Supplied records:
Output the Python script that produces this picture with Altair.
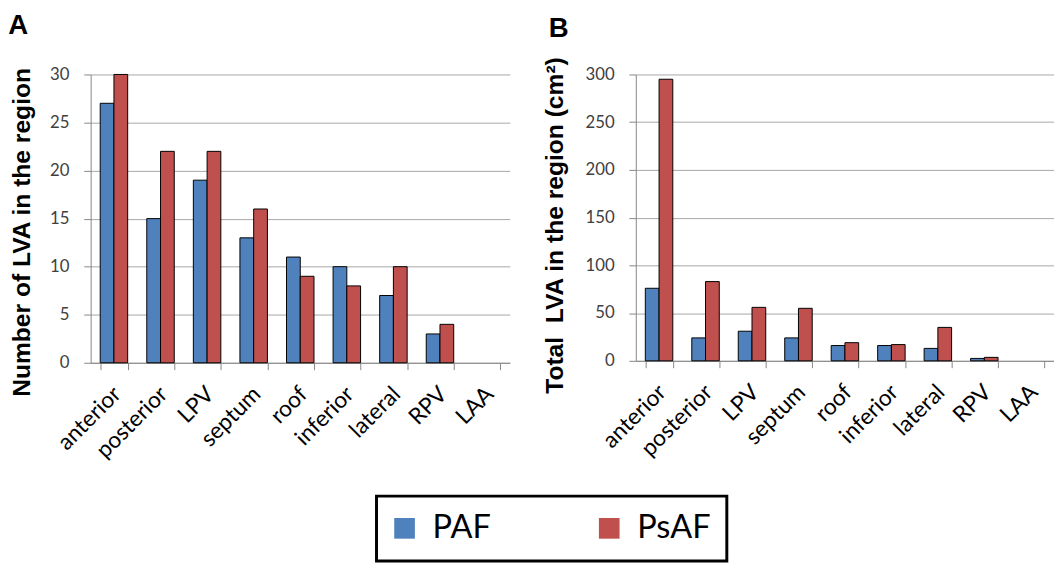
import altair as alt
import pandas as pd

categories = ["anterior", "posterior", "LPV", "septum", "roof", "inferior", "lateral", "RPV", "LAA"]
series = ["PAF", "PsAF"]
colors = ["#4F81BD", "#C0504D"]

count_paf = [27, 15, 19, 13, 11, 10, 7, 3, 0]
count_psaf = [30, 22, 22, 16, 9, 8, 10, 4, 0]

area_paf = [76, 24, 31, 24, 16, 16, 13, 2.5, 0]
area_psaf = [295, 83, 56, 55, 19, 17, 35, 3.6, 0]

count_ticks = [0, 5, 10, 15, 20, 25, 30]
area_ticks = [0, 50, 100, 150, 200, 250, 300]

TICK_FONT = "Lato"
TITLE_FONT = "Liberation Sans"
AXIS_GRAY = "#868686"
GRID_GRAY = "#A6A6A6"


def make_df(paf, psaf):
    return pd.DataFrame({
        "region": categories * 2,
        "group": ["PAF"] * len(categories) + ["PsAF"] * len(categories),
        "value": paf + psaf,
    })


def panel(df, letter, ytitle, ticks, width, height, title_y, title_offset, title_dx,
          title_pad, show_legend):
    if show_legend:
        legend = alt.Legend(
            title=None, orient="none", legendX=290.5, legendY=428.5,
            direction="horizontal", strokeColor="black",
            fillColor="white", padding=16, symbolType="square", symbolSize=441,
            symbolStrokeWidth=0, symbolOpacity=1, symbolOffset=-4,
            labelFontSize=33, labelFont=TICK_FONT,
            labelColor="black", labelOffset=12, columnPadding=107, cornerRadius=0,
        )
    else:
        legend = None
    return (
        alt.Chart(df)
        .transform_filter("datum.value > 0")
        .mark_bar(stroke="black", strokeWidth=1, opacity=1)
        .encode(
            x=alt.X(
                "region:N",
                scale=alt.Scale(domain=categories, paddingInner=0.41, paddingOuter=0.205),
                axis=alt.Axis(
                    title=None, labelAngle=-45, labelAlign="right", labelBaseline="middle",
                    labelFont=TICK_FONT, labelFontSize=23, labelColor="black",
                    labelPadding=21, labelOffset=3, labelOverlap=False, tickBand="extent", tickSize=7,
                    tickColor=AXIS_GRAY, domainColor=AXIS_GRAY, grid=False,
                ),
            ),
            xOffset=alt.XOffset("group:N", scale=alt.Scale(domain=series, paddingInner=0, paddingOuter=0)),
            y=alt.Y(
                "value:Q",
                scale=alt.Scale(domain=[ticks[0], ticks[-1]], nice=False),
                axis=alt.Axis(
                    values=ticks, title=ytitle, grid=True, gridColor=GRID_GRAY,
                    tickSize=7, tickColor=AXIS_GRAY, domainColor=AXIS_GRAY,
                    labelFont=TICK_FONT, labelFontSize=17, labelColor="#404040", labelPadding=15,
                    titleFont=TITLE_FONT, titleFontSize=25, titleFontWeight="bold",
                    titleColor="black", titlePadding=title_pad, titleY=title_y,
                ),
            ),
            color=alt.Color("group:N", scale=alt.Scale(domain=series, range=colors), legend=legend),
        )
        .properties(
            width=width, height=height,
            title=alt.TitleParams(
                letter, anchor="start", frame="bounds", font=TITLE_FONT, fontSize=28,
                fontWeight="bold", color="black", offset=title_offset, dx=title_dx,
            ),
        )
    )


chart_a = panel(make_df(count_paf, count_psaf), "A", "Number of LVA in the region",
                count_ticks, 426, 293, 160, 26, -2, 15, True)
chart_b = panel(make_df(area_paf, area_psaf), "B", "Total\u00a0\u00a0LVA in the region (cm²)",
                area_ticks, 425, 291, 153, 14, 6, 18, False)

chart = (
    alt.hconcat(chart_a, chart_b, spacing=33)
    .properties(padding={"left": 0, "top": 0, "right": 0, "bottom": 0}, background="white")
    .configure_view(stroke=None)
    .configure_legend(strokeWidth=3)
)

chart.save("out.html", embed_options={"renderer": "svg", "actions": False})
--
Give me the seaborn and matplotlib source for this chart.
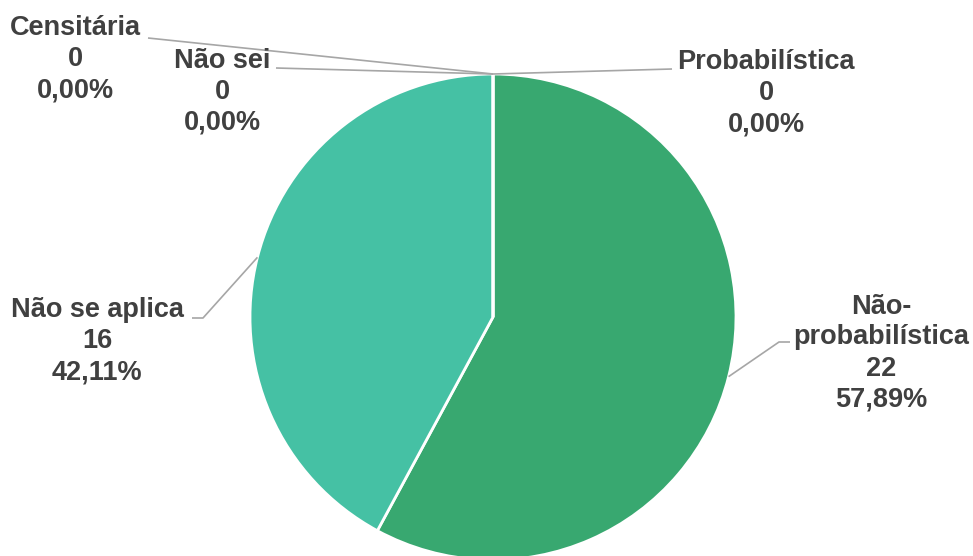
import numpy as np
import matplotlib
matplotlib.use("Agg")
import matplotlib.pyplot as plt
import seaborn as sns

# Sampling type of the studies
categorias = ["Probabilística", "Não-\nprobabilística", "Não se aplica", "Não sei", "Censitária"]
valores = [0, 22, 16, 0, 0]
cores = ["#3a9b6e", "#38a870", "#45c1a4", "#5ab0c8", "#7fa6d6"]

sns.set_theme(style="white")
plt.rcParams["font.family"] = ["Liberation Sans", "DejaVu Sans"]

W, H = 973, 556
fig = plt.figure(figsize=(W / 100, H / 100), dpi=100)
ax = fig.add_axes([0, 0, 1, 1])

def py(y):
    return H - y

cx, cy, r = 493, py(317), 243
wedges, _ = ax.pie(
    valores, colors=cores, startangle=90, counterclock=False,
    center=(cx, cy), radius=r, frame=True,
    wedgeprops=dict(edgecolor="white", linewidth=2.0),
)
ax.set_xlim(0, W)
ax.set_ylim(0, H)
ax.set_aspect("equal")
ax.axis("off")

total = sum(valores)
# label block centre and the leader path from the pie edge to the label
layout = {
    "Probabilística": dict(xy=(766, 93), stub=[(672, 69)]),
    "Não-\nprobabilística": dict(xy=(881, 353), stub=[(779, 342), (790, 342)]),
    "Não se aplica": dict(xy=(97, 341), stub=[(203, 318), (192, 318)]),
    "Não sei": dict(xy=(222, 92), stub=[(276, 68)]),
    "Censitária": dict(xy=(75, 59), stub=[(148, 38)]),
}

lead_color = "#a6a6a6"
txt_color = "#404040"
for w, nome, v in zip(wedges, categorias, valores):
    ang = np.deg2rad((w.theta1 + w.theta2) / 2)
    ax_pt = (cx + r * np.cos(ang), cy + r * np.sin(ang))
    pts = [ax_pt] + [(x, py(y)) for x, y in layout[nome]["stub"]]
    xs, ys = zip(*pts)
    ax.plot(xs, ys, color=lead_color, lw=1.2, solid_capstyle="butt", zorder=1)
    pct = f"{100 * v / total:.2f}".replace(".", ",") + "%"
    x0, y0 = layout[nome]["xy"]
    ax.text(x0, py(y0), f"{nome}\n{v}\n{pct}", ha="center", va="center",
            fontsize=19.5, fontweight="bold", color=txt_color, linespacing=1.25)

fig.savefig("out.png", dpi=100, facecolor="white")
...
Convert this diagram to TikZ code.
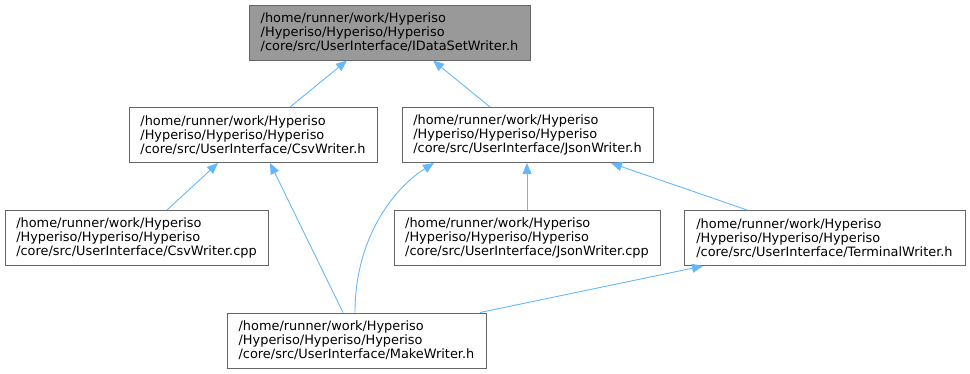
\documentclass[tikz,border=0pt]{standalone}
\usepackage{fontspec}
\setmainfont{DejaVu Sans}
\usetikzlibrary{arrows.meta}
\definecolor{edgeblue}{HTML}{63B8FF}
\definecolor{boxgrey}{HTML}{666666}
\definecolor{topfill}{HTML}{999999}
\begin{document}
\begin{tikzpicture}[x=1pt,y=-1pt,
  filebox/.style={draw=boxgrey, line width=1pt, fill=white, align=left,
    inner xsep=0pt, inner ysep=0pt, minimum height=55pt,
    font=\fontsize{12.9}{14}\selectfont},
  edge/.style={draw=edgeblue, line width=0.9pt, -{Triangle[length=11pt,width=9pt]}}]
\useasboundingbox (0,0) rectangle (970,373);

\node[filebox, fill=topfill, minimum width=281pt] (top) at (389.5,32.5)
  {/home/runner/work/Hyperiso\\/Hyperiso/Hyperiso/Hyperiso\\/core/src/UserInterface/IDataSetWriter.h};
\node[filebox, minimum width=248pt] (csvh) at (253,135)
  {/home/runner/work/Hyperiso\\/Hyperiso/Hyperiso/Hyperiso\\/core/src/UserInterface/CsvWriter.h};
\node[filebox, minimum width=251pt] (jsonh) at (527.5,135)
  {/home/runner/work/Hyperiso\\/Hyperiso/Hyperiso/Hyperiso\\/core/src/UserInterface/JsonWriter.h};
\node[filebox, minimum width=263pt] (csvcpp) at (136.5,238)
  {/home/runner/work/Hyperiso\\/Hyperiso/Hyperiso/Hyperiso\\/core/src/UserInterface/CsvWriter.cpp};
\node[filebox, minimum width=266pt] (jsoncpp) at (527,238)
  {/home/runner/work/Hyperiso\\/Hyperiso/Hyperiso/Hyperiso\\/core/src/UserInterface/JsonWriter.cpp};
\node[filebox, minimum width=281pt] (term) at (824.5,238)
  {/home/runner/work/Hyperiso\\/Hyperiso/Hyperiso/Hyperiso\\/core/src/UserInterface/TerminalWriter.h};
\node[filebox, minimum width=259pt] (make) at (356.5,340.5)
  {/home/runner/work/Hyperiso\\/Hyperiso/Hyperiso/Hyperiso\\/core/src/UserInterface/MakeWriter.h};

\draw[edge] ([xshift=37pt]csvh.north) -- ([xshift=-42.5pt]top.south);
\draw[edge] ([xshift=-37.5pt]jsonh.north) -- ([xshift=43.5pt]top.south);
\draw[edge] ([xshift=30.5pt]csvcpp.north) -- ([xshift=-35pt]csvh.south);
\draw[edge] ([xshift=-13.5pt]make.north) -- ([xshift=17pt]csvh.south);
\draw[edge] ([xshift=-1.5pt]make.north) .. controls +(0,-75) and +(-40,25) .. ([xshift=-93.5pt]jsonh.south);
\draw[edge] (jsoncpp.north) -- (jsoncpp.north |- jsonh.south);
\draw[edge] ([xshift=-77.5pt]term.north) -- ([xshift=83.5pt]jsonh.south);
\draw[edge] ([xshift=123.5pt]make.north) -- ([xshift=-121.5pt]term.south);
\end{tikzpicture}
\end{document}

Required task:
Gather all lines of the records that include the word "seaborn".

Task solution:
Give me the seaborn and matplotlib source for this chart.
import seaborn as sns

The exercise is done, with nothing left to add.